Titan I, which had a range of 10,000 km, was, like the final Atlas, located in silos and raised to the surface for launch; however, it had a new and much faster fuelling system, enabling it to be launched some twenty minutes after the countdown started. There were five Titan I sites, one with eighteen missiles and four with nine each, but the system had only a brief period of service, becoming operational in 1961 and being replaced by Titan II from 1963 onwards, the process being completed in 1966.

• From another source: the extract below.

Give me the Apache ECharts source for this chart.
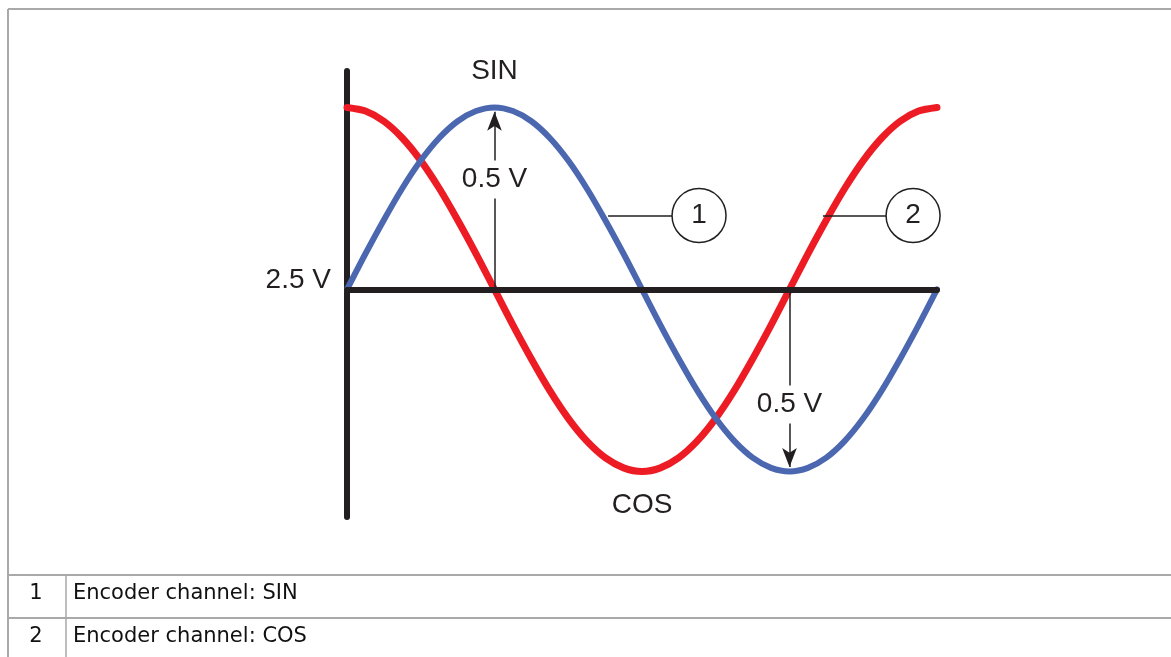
<!DOCTYPE html>
<html>
<head>
<meta charset="utf-8">
<script src="https://cdn.jsdelivr.net/npm/echarts@6/dist/echarts.min.js"></script>
<style>
  html, body { margin: 0; padding: 0; background: #fff; }
  #chart { width: 1171px; height: 657px; }
</style>
</head>
<body>
<div id="chart"></div>
<script>
// phase in degrees, one period
const phase = [0, 11.25, 22.5, 33.75, 45, 56.25, 67.5, 78.75, 90, 101.25, 112.5, 123.75, 135, 146.25, 157.5, 168.75,
  180, 191.25, 202.5, 213.75, 225, 236.25, 247.5, 258.75, 270, 281.25, 292.5, 303.75, 315, 326.25, 337.5, 348.75, 360]
// signal voltage (V), 2.5 V offset, 0.5 V amplitude
const sinVolts = [2.5, 2.598, 2.691, 2.778, 2.854, 2.916, 2.962, 2.990, 3.0, 2.990, 2.962, 2.916, 2.854, 2.778, 2.691, 2.598,
  2.5, 2.402, 2.309, 2.222, 2.146, 2.084, 2.038, 2.010, 2.0, 2.010, 2.038, 2.084, 2.146, 2.222, 2.309, 2.402, 2.5]
const cosVolts = [3.0, 2.990, 2.962, 2.916, 2.854, 2.778, 2.691, 2.598, 2.5, 2.402, 2.309, 2.222, 2.146, 2.084, 2.038, 2.010,
  2.0, 2.010, 2.038, 2.084, 2.146, 2.222, 2.309, 2.402, 2.5, 2.598, 2.691, 2.778, 2.854, 2.916, 2.962, 2.990, 3.0]
const offsetVolts = 2.5
const amplitudeArrows = [[90, 3.0], [270, 2.0]] // from offset to peak
const callouts = [['1', 214.8, 2.703, 159.3, 198.3], ['2', 345.4, 2.703, 290.4, 328.9]]
const legendRows = [['1', 'Encoder channel: SIN'], ['2', 'Encoder channel: COS']]

const BLUE = '#4a67b0'
const RED = '#ed1c24'
const INK = '#231f20'
const GRID_GREY = '#a9a9a9'
const fontMain = '"Liberation Sans", Arial, sans-serif'

const chart = echarts.init(document.getElementById('chart'), null, { renderer: 'canvas' })

const toPairs = (ys) => phase.map((x, i) => [x, ys[i]])

const arrowLines = amplitudeArrows.map(([x, y]) => [
  { coord: [x, offsetVolts], symbol: 'none' },
  { coord: [x, y + (y > offsetVolts ? -0.012 : 0.012)], symbol: 'arrow' }
])

const leaderLines = callouts.map(c => [
  { coord: [c[3], c[2]], symbol: 'none' },
  { coord: [c[4], c[2]], symbol: 'none' }
])

const option = {
  animation: false,
  grid: { left: 347, width: 590, top: 71, height: 446 },
  xAxis: { type: 'value', min: 0, max: 360, show: false },
  yAxis: {
    type: 'value', min: 1.875, max: 3.1,
    axisLine: { show: true, lineStyle: { color: INK, width: 6, cap: 'round' } },
    axisTick: { show: false },
    axisLabel: { show: false },
    splitLine: { show: false }
  },
  series: [
    {
      name: 'COS', type: 'line', data: toPairs(cosVolts), smooth: 0.3,
      symbol: 'none', z: 2,
      lineStyle: { color: RED, width: 7, cap: 'round' }
    },
    {
      name: 'SIN', type: 'line', data: toPairs(sinVolts), smooth: 0.3,
      symbol: 'none', z: 3,
      lineStyle: { color: BLUE, width: 6, cap: 'round' }
    },
    {
      // horizontal 2.5 V axis
      type: 'line', data: [], z: 4,
      markLine: {
        silent: true, symbol: 'none', label: { show: false },
        lineStyle: { color: INK, width: 6, type: 'solid', cap: 'round' },
        data: [[{ coord: [0, offsetVolts] }, { coord: [360, offsetVolts] }]]
      }
    },
    {
      // 0.5 V arrows and callout leaders
      type: 'line', data: [], z: 1,
      markLine: {
        silent: true, label: { show: false },
        symbolSize: [11, 19],
        lineStyle: { color: INK, width: 1.5, type: 'solid' },
        data: arrowLines.concat(leaderLines)
      }
    },
    {
      // callout circles
      type: 'scatter', z: 5, symbol: 'circle', symbolSize: 54,
      itemStyle: { color: '#fff', borderColor: INK, borderWidth: 1.5, opacity: 1 },
      label: {
        show: true, position: 'inside', color: INK,
        fontFamily: fontMain, fontSize: 28,
        formatter: p => p.data.name
      },
      data: callouts.map(c => ({ name: c[0], value: [c[1], c[2]] }))
    },
    {
      // text annotations
      type: 'scatter', z: 6, symbolSize: 0, silent: true,
      itemStyle: { opacity: 1 },
      label: {
        show: true, color: INK, fontFamily: fontMain, fontSize: 28,
        formatter: p => p.data.name
      },
      data: [
        { name: 'SIN', value: [90, 3.1], label: { position: 'inside' } },
        { name: 'COS', value: [180, 1.907], label: { position: 'inside' } },
        { name: '0.5 V', value: [90, 2.802], label: { position: 'inside', backgroundColor: '#fff', padding: [5, 4] } },
        { name: '0.5 V', value: [270, 2.184], label: { position: 'inside', backgroundColor: '#fff', padding: [5, 4] } },
        { name: '2.5 V', value: [0, 2.5], label: { position: 'left', distance: 16, offset: [0, -9] } }
      ]
    }
  ],
  graphic: [
    // outer frame (top + left) and table rules
    { type: 'line', shape: { x1: 8, y1: 9, x2: 1171, y2: 9 }, style: { stroke: GRID_GREY, lineWidth: 2 } },
    { type: 'line', shape: { x1: 8, y1: 9, x2: 8, y2: 657 }, style: { stroke: GRID_GREY, lineWidth: 2 } },
    { type: 'line', shape: { x1: 8, y1: 575, x2: 1171, y2: 575 }, style: { stroke: GRID_GREY, lineWidth: 2 } },
    { type: 'line', shape: { x1: 8, y1: 618, x2: 1171, y2: 618 }, style: { stroke: GRID_GREY, lineWidth: 2 } },
    { type: 'line', shape: { x1: 66, y1: 575, x2: 66, y2: 657 }, style: { stroke: GRID_GREY, lineWidth: 1.5 } }
  ].concat(legendRows.flatMap((r, i) => [
    {
      type: 'text', x: 36, y: 594 + i * 43,
      style: { text: r[0], fill: '#111', font: '21px "DejaVu Sans", sans-serif', textAlign: 'center', textVerticalAlign: 'middle' }
    },
    {
      type: 'text', x: 73, y: 594 + i * 43,
      style: { text: r[1], fill: '#111', font: '21px "DejaVu Sans", sans-serif', textAlign: 'left', textVerticalAlign: 'middle' }
    }
  ]))
}

chart.setOption(option)
</script>
</body>
</html>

Despite its name, Titan II was almost totally different from Titan I, not least because of a 50 per cent increase in range, to 15,000 km. Again, the missiles were sited in squadrons consisting of three widely separated groups of three, with two squadrons at each of three bases, but the new system introduced a completely novel launch system, with the missile being launched from inside the silo. Two other advances in this missile were the use of an inertial guidance system and the use of storable liquid fuel – i.e. the fuel was already loaded in the missile, thus cutting out the time needed to fuel the earlier missiles. In combination these developments resulted in a launch time of just sixty seconds. Fifty-four missiles were deployed, being operational from 1963 to 1987.

Minuteman

By now, the future obviously lay with solid-fuelled missiles, which were safer and more reliable, and in simpler, cheaper and more survivable siting and launch systems. A rail-mobile system was considered for Minuteman I, but the silo option won.

The two-stage Minuteman I was deployed from 1962 onwards in individual unmanned silos, which were scattered over large areas. Ten silos were grouped into a ‘flight’, five flights in a ‘squadron’, and squadrons into
‘wings’
; there were four squadrons in each of four wings, while the fifth wing had five squadrons. The overall total was 800 missiles.